On 7/5/23 10:31 AM, ScottW wrote:
On Wednesday, July 5, 2023 at 8:22:23 AM UTC-7, mINE109 wrote:
On 7/4/23 5:49 PM, ScottW wrote:
What bankrupts a city?
Lack of tax revenue.
Typical of Stephen, those damn piano teachers aren't coughing up their fair share.
As good commies, they should pay 100%.
Meanwhile, in the real world, what causes "lack of tax revenue"?
Businesses failing and fleeing from homelessness, drug addiction and crime.
That's not what causes businesses to fail. Your concern about empty
downtown office buildings is due to lack of workers, not your litany of nuisances.

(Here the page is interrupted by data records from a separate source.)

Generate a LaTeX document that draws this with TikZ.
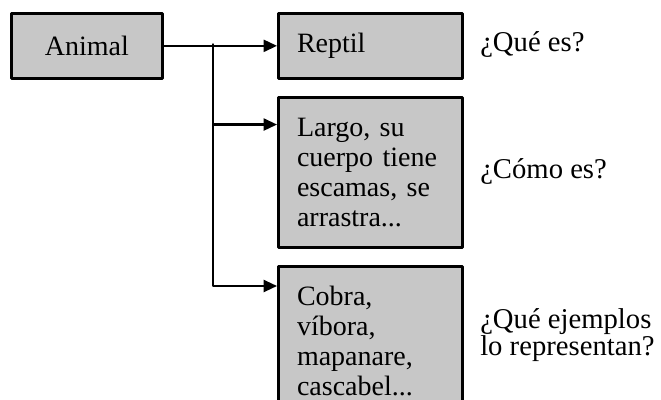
\documentclass[tikz,border=0pt]{standalone}
\usepackage{fontspec}
\setmainfont{Liberation Serif}
\usetikzlibrary{arrows.meta}

\begin{document}
\begin{tikzpicture}[line cap=round,line join=round,>={Triangle[length=10pt,width=9pt]},x=0.75pt,y=-0.75pt,
        caja/.style={draw=black, fill=black!22, line width=2pt, inner xsep=14pt, inner ysep=0pt,
          text width=110pt, align=left, minimum height=48.75pt, anchor=north west,
          font=\fontsize{21}{22.5}\selectfont},
        pregunta/.style={anchor=west, align=left, inner sep=0pt, font=\fontsize{21.5}{17}\selectfont},
        flecha/.style={->, line width=1.6pt}]
        \useasboundingbox (0,0) rectangle (661,400);

        \node[caja, text width=85.25pt, align=center] (animal) at (10,12) {Animal};
        \node[caja] (reptil) at (277,12) {Reptil};
        \node[caja, minimum height=112.5pt] (rasgos) at (277,96) {Largo, su\\cuerpo tiene\\escamas, se\\arrastra...};
        \node[caja, minimum height=112.5pt] (ejemplos) at (277,265) {Cobra,\\víbora,\\mapanare,\\cascabel...};

        \node[pregunta] (quees) at (480,44.5) {¿Qué es?};
        \node[pregunta] (comoes) at (480,171) {¿Cómo es?};
        \node[pregunta] (cuales) at (480,335) {¿Qué ejemplos\\lo representan?};

        \coordinate (rama) at (213,44.5);
        \draw[flecha] (animal) -- (reptil);
        \draw[flecha] (rama) |- ([yshift=-21.4pt]rasgos.north west);
        \draw[flecha] (rama) |- ([yshift=-15.75pt]ejemplos.north west);
        \end{tikzpicture}
\end{document}
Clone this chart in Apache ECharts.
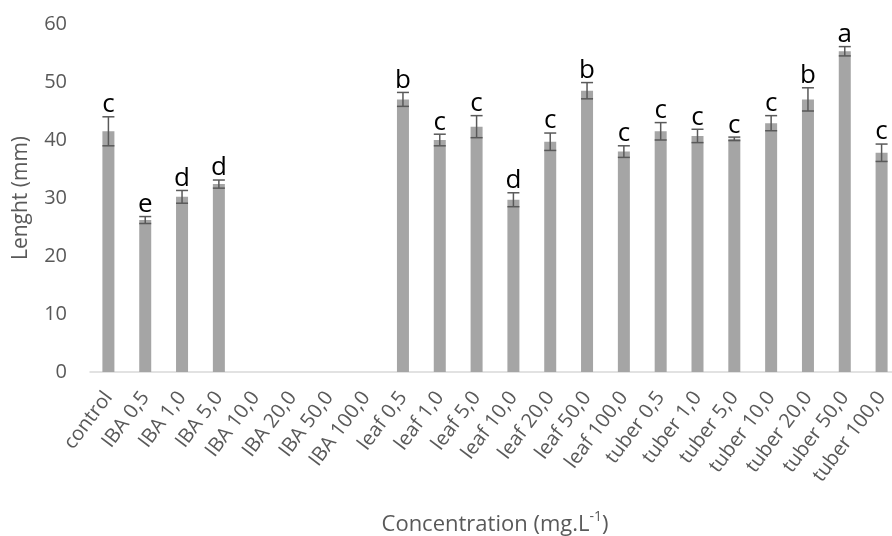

Hmm. A proprietary accounting method, claiming they're the only true
source of "the overall financial condition of every state.”
https://www.data-z.org/about/page/accounting-methodology
And it's trade-marked, so it has to be true.
Let's see about cities...
https://www.truthinaccounting.org/news/detail/financial-state-of-the-cities-2023
This is the latest annual report. How many cities went bankrupt
following earlier just as dire reports?
You cited a top 10 "sinkhole" cities, here's the "Top Five Sunshine
Cities" with a surplus after burdens discharged:
1 Washington, D.C.
2 San Francisco
3 Irvine
4 Los Angeles
5 Fresno
Aren't DC, LA and SF considered Democratic hellholes? With lots of "homelessness, drug addiction and crime."?
"(2) San Francisco moved up in the rankings this year largely due to a temporary decrease in its pension liability and an influx of federal
stimulus money. The city’s pension liability is calculated by
subtracting earned and promised benefits from the market value of
pension assets. The pension assets’ values were high based on an exceptionally good year in the investment markets in 2021. The result
was a dramatic decrease in the city’s pension liability and a
corresponding increase in its money available to pay future bills rising
to $2.1 billion. Each taxpayer’s share of this surplus is $7,700.
Inflation and market downturns in 2022 are extremely likely to affect
this positive outlook next year."
Next year's report might not be as favorable for SF, but this calls into question the usefulness of the report at all for your purpose.
I'm surprised to see Fresno, which has a reputation for being both cheap
and unaffordable. Miami, on the "Sinkhole" list, has a Republican mayor.